Na última sala, é apresentado o vídeo Retornar (2012) de Diogo Pimentão, em contraposto ao vídeo de Lia Chaia Átomo (2020). Em ambos, o movimento circular, o magnetismo e a ação da física perante os elementos sobressai, dando continuidade às peças de Carlos Mensil: Sem título (2016) uma estrutura tríptica em aço inoxidável, que vai partindo da parede e criando várias formas diferentes à medida que nos deslocamos na galeria, e 16:9 (2022), um desenho-objeto, suspenso, produzido com o mesmo material, mas com o recurso a motor, caixa de madeira e luz, que nos hipnotiza pelo seu movimento circular e pelas novas formas que vão surgindo, sobretudo os reflexos de luzes no espaço expositivo.

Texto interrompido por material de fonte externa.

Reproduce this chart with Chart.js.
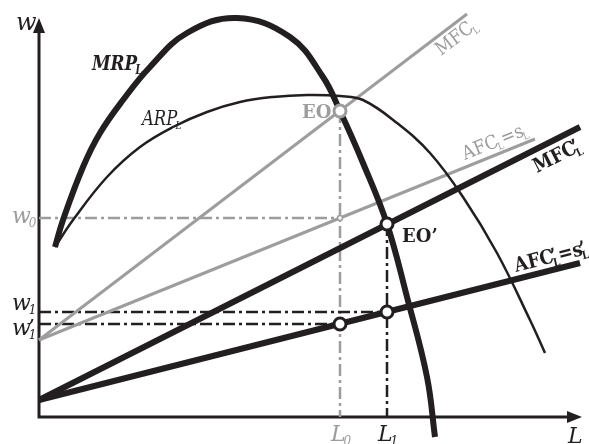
<!DOCTYPE html>
<html>
<head>
<meta charset="utf-8">
<style>
  html, body { margin: 0; padding: 0; background: #fff; }
</style>
</head>
<body>
<canvas id="chart" width="589" height="444"></canvas>
<script src="https://cdn.jsdelivr.net/npm/chart.js@4/dist/chart.umd.min.js"></script>
<script>
// 劳动量 L 与工资 w（任意单位）
let mrpL = [16, 24, 44, 61, 84, 111, 148, 198, 251, 284, 301, 324, 348, 368, 388, 396];
let mrpW = [170, 197, 250, 284, 317, 350, 384, 399, 380, 340, 306, 254, 193, 120, 40, -20];

let arpL = [16, 34, 68, 101, 134, 168, 201, 234, 268, 301, 324, 358, 391, 424, 458, 491, 506];
let arpW = [170, 197, 240, 270, 290, 305, 315, 320, 322, 321, 317, 294, 264, 220, 164, 97, 64];

// 直线：起点和终点
let mfcL = [0, 428];
let mfcW = [77, 403];
let afcL = [0, 496];
let afcW = [77, 278];
let mfc2L = [0, 541];
let mfc2W = [17, 290];
let afc2L = [0, 541];
let afc2W = [17, 154];

// 均衡点
let L0 = 301, L1 = 348;
let w0 = 199, w1 = 105, w1p = 93;
let eoW = 306, eo2W = 193;

let black = "#231f20";
let grey = "#9d9d9c";

function pts(xs, ys) {
  return xs.map((x, i) => ({ x: x, y: ys[i] }));
}

function line(data, color, width, extra) {
  return Object.assign({
    data: data,
    showLine: true,
    borderColor: color,
    borderWidth: width,
    pointRadius: 0,
    fill: false,
  }, extra || {});
}

let dash = [12, 4, 3, 4];

// 坐标轴和箭头
let axesPlugin = {
  id: "axes",
  beforeDatasetsDraw(chart) {
    let ctx = chart.ctx;
    let xs = chart.scales.x, ys = chart.scales.y;
    let ox = xs.getPixelForValue(0), oy = ys.getPixelForValue(0);
    let tx = xs.getPixelForValue(543), ty = ys.getPixelForValue(399);
    ctx.save();
    ctx.strokeStyle = black;
    ctx.fillStyle = black;
    ctx.lineWidth = 3;
    ctx.beginPath();
    ctx.moveTo(ox, ty + 10);
    ctx.lineTo(ox, oy);
    ctx.lineTo(tx - 10, oy);
    ctx.stroke();
    ctx.beginPath();
    ctx.moveTo(ox, ty);
    ctx.lineTo(ox - 6, ty + 15);
    ctx.lineTo(ox + 6, ty + 15);
    ctx.closePath();
    ctx.fill();
    ctx.beginPath();
    ctx.moveTo(tx, oy);
    ctx.lineTo(tx - 15, oy - 6);
    ctx.lineTo(tx - 15, oy + 6);
    ctx.closePath();
    ctx.fill();
    ctx.restore();
  },
};

function font(style, weight, size) {
  return style + " " + weight + " " + size + "px 'DejaVu Serif'";
}

// 画带上下标的文字
function drawRich(ctx, parts, style, weight, size) {
  let x = 0;
  let small = Math.round(size * 0.55);
  parts.forEach((p) => {
    if (p.t) {
      ctx.font = font(style, weight, size);
      ctx.fillText(p.t, x, 0);
      x += ctx.measureText(p.t).width;
    } else {
      ctx.font = font(style, weight, small);
      let w = 0;
      if (p.sub) {
        ctx.fillText(p.sub, x - 2, size * 0.2);
        w = Math.max(w, ctx.measureText(p.sub).width - 2);
      }
      if (p.sup) {
        ctx.font = font(style, weight, size);
        ctx.fillText(p.sup, x - 3, 0);
        w = Math.max(w, ctx.measureText(p.sup).width * 0.5);
      }
      x += w;
    }
  });
}

let labels = [
  { at: [-23, 387], parts: [{ t: "w" }], style: "italic", weight: "normal", size: 24, color: black },
  { at: [53, 347], parts: [{ t: "MRP" }, { sub: "L" }], style: "italic", weight: "bold", size: 21, sx: 0.8, color: black },
  { at: [103, 292], parts: [{ t: "ARP" }, { sub: "L" }], style: "italic", weight: "normal", size: 20, sx: 0.82, color: black },
  { at: [263, 299], parts: [{ t: "EO" }], style: "normal", weight: "bold", size: 18, color: grey },
  { at: [363, 175], parts: [{ t: "EO’" }], style: "normal", weight: "bold", size: 18, color: black },
  { at: [402, 361], parts: [{ t: "MFC" }, { sub: "L" }], style: "normal", weight: "normal", size: 19, sx: 0.9, color: grey, along: [mfcL, mfcW] },
  { at: [426, 257], parts: [{ t: "AFC" }, { sub: "L" }, { t: "=s" }, { sub: "L" }], style: "normal", weight: "normal", size: 19, sx: 0.9, color: grey, along: [afcL, afcW] },
  { at: [498, 244], parts: [{ t: "MFC" }, { sup: "’", sub: "L" }], style: "normal", weight: "bold", size: 20, sx: 0.88, color: black, along: [mfc2L, mfc2W] },
  { at: [477, 145], parts: [{ t: "AFC" }, { sup: "’", sub: "L" }, { t: "=s" }, { sup: "’", sub: "L" }], style: "normal", weight: "bold", size: 20, sx: 0.88, color: black, along: [afc2L, afc2W] },
  { at: [-27, 194], parts: [{ t: "w" }, { sub: "0" }], style: "italic", weight: "normal", size: 22, color: grey },
  { at: [-27, 107], parts: [{ t: "w" }, { sub: "1" }], style: "italic", weight: "normal", size: 22, color: black },
  { at: [-27, 82], parts: [{ t: "w" }, { sup: "’", sub: "1" }], style: "italic", weight: "normal", size: 22, color: black },
  { at: [292, -24], parts: [{ t: "L" }, { sub: "0" }], style: "italic", weight: "normal", size: 22, color: grey },
  { at: [339, -24], parts: [{ t: "L" }, { sub: "1" }], style: "italic", weight: "normal", size: 22, color: black },
  { at: [529, -26], parts: [{ t: "L" }], style: "italic", weight: "normal", size: 22, color: black },
];

let labelPlugin = {
  id: "labels",
  afterDraw(chart) {
    let ctx = chart.ctx;
    let xs = chart.scales.x, ys = chart.scales.y;
    labels.forEach((lb) => {
      ctx.save();
      ctx.fillStyle = lb.color;
      ctx.textBaseline = "alphabetic";
      ctx.textAlign = "left";
      ctx.translate(xs.getPixelForValue(lb.at[0]), ys.getPixelForValue(lb.at[1]));
      if (lb.along) {
        let [lx, lw] = lb.along;
        let dx = xs.getPixelForValue(lx[1]) - xs.getPixelForValue(lx[0]);
        let dy = ys.getPixelForValue(lw[1]) - ys.getPixelForValue(lw[0]);
        ctx.rotate(Math.atan2(dy, dx));
      }
      if (lb.sx) ctx.scale(lb.sx, 1);
      drawRich(ctx, lb.parts, lb.style, lb.weight, lb.size);
      ctx.restore();
    });
  },
};

let chart = new Chart(document.getElementById("chart"), {
  type: "scatter",
  data: {
    datasets: [
      // 均衡点
      {
        data: [{ x: L1, y: eo2W }, { x: L1, y: w1 }, { x: L0, y: w1p }],
        pointRadius: 6,
        pointBorderWidth: 3,
        pointBorderColor: black,
        pointBackgroundColor: "#fff",
      },
      {
        data: [{ x: L0, y: eoW }],
        pointRadius: 6,
        pointBorderWidth: 3,
        pointBorderColor: grey,
        pointBackgroundColor: "#fff",
      },
      {
        data: [{ x: L0, y: w0 }],
        pointRadius: 2.5,
        pointBorderWidth: 1.5,
        pointBorderColor: grey,
        pointBackgroundColor: "#fff",
      },
      line(pts(mrpL, mrpW), black, 6, { tension: 0.4 }),
      line(pts(arpL, arpW), black, 2.5, { tension: 0.4 }),
      line(pts(mfc2L, mfc2W), black, 6),
      line(pts(afc2L, afc2W), black, 6),
      line(pts(mfcL, mfcW), grey, 3),
      line(pts(afcL, afcW), grey, 3),
      // 虚线
      line([{ x: 0, y: w1 }, { x: L1, y: w1 }], black, 2.5, { borderDash: dash }),
      line([{ x: 0, y: w1p }, { x: L0, y: w1p }], black, 2.5, { borderDash: dash }),
      line([{ x: L1, y: eo2W }, { x: L1, y: 0 }], black, 2.5, { borderDash: dash }),
      line([{ x: 0, y: w0 }, { x: L0, y: w0 }], grey, 2.5, { borderDash: dash }),
      line([{ x: L0, y: eoW }, { x: L0, y: 0 }], grey, 2.5, { borderDash: dash }),
    ],
  },
  options: {
    responsive: false,
    animation: false,
    layout: { padding: 0, autoPadding: false },
    scales: {
      x: { type: "linear", min: -39, max: 550, display: false },
      y: { type: "linear", min: -27, max: 417, display: false },
    },
    plugins: {
      legend: { display: false },
      tooltip: { enabled: false },
    },
  },
  plugins: [axesPlugin, labelPlugin],
});
</script>
</body>
</html>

Em última análise, a exposição, pelas produções artísticas contemporâneas que exibe – nomeadamente pelas suas formas geométricas, cores, abstração, ilusão ótica, mas sobretudo pelo modo como incita o espectador a mover-se pelo espaço, reconfigurando formatos, ritmos e percepções –, volve à atualidade alguns dos pressupostos da arte cinética, ótica e do minimalismo, num gesto que é ele mesmo contemporâneo, pela contínua reformulação, enunciação, ou atualização de práticas artísticas precedentes.
Percepções e Movimentos, com curadoria de Constança Babo, está patente na Galeria Presença, no Porto, até 9 de março de 2024.